■ Dataset excerpts ■
::::::::::

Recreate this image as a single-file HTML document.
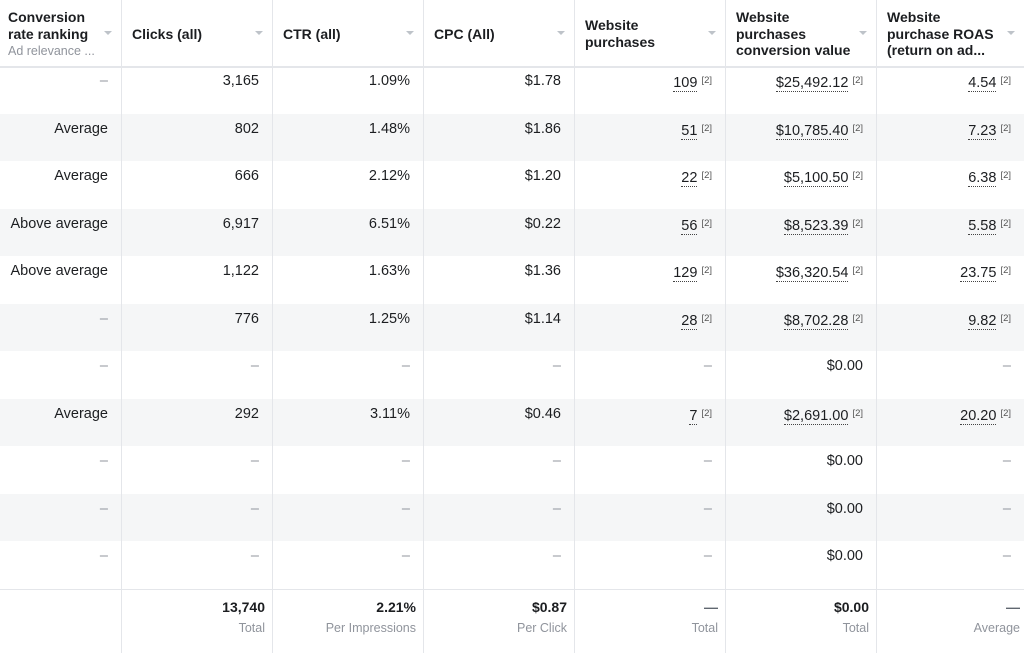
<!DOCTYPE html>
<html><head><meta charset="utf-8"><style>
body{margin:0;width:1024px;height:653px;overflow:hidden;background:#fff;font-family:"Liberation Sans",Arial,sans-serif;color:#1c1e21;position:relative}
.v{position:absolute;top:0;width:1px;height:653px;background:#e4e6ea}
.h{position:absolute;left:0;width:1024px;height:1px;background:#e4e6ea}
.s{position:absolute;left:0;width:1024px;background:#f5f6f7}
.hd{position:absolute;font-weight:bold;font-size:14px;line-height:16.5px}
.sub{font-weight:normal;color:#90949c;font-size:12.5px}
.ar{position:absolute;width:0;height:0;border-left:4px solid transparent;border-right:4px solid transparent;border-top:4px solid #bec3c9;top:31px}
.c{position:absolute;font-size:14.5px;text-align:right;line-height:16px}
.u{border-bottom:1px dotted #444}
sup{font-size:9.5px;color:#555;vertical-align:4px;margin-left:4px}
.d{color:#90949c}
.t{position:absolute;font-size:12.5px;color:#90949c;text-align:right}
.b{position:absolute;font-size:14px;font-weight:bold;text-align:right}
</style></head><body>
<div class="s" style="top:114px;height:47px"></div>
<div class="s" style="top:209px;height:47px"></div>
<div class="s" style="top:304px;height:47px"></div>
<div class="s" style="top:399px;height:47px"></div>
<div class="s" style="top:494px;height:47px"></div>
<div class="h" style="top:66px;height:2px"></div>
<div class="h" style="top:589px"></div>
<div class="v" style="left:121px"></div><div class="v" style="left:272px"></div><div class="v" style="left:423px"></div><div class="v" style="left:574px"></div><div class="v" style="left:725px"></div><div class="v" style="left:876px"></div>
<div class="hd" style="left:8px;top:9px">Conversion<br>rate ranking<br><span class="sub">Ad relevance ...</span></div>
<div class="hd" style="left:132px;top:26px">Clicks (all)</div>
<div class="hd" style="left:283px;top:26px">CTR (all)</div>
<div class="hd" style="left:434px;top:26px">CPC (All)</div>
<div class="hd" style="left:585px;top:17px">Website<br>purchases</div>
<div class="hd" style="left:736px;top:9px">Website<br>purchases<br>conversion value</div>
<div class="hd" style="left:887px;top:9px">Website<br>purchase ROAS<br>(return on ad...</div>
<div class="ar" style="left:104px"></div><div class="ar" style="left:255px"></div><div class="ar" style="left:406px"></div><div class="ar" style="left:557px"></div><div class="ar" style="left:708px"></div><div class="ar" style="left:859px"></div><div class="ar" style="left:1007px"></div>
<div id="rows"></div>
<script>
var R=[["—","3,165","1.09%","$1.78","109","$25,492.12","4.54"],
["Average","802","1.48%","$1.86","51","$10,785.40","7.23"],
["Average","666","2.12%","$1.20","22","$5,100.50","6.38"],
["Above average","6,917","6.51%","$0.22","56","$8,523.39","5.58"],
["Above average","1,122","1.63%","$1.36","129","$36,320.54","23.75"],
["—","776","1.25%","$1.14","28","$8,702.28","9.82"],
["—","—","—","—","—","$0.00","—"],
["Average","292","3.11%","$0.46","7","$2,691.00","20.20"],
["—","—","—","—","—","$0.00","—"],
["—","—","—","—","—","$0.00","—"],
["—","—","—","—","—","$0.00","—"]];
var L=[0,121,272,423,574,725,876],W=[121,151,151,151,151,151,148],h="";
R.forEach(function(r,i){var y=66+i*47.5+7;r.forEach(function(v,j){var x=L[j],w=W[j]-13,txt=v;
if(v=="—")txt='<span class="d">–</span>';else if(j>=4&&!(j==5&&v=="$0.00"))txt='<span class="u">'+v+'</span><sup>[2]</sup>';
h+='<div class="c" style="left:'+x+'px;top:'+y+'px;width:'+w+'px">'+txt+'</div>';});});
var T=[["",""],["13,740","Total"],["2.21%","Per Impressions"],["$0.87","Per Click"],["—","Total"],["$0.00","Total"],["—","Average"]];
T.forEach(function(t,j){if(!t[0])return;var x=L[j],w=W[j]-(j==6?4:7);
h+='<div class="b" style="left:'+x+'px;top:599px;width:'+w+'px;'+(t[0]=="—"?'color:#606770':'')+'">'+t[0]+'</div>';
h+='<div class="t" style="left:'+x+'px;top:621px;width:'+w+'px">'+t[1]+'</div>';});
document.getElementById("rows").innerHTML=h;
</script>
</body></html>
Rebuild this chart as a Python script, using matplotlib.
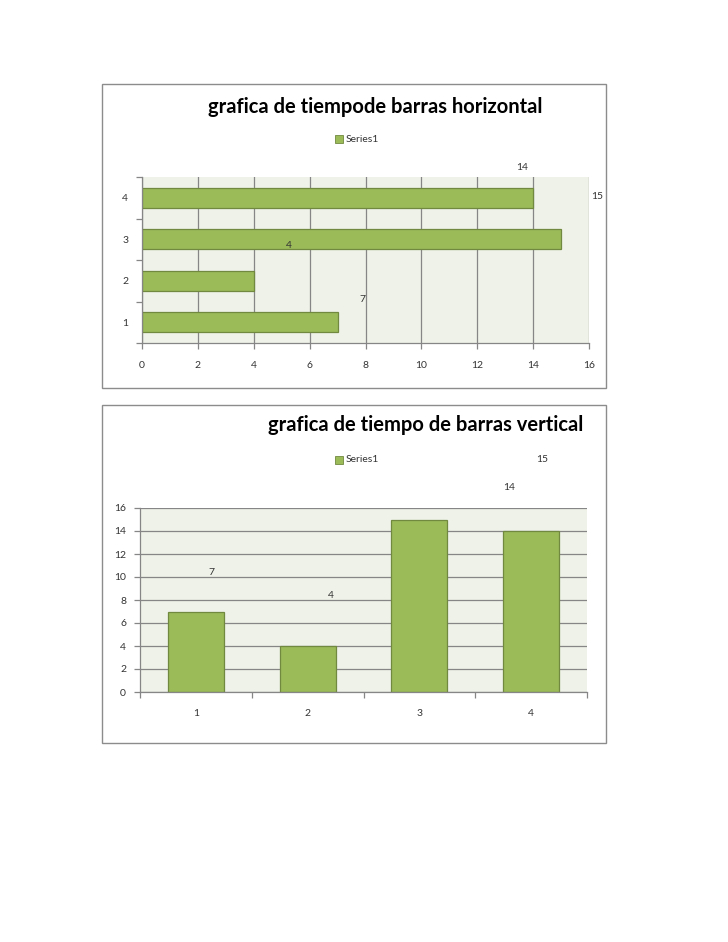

::::::::::

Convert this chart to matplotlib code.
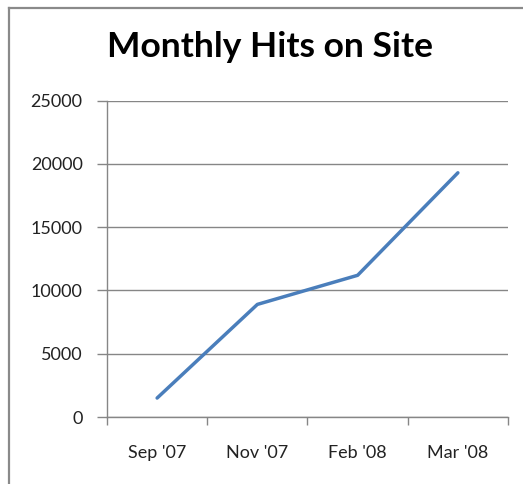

::::::::::

■ Goal ■
Working from the material above, state how many lines contain "this"; give only the number.

■ Solution ■
3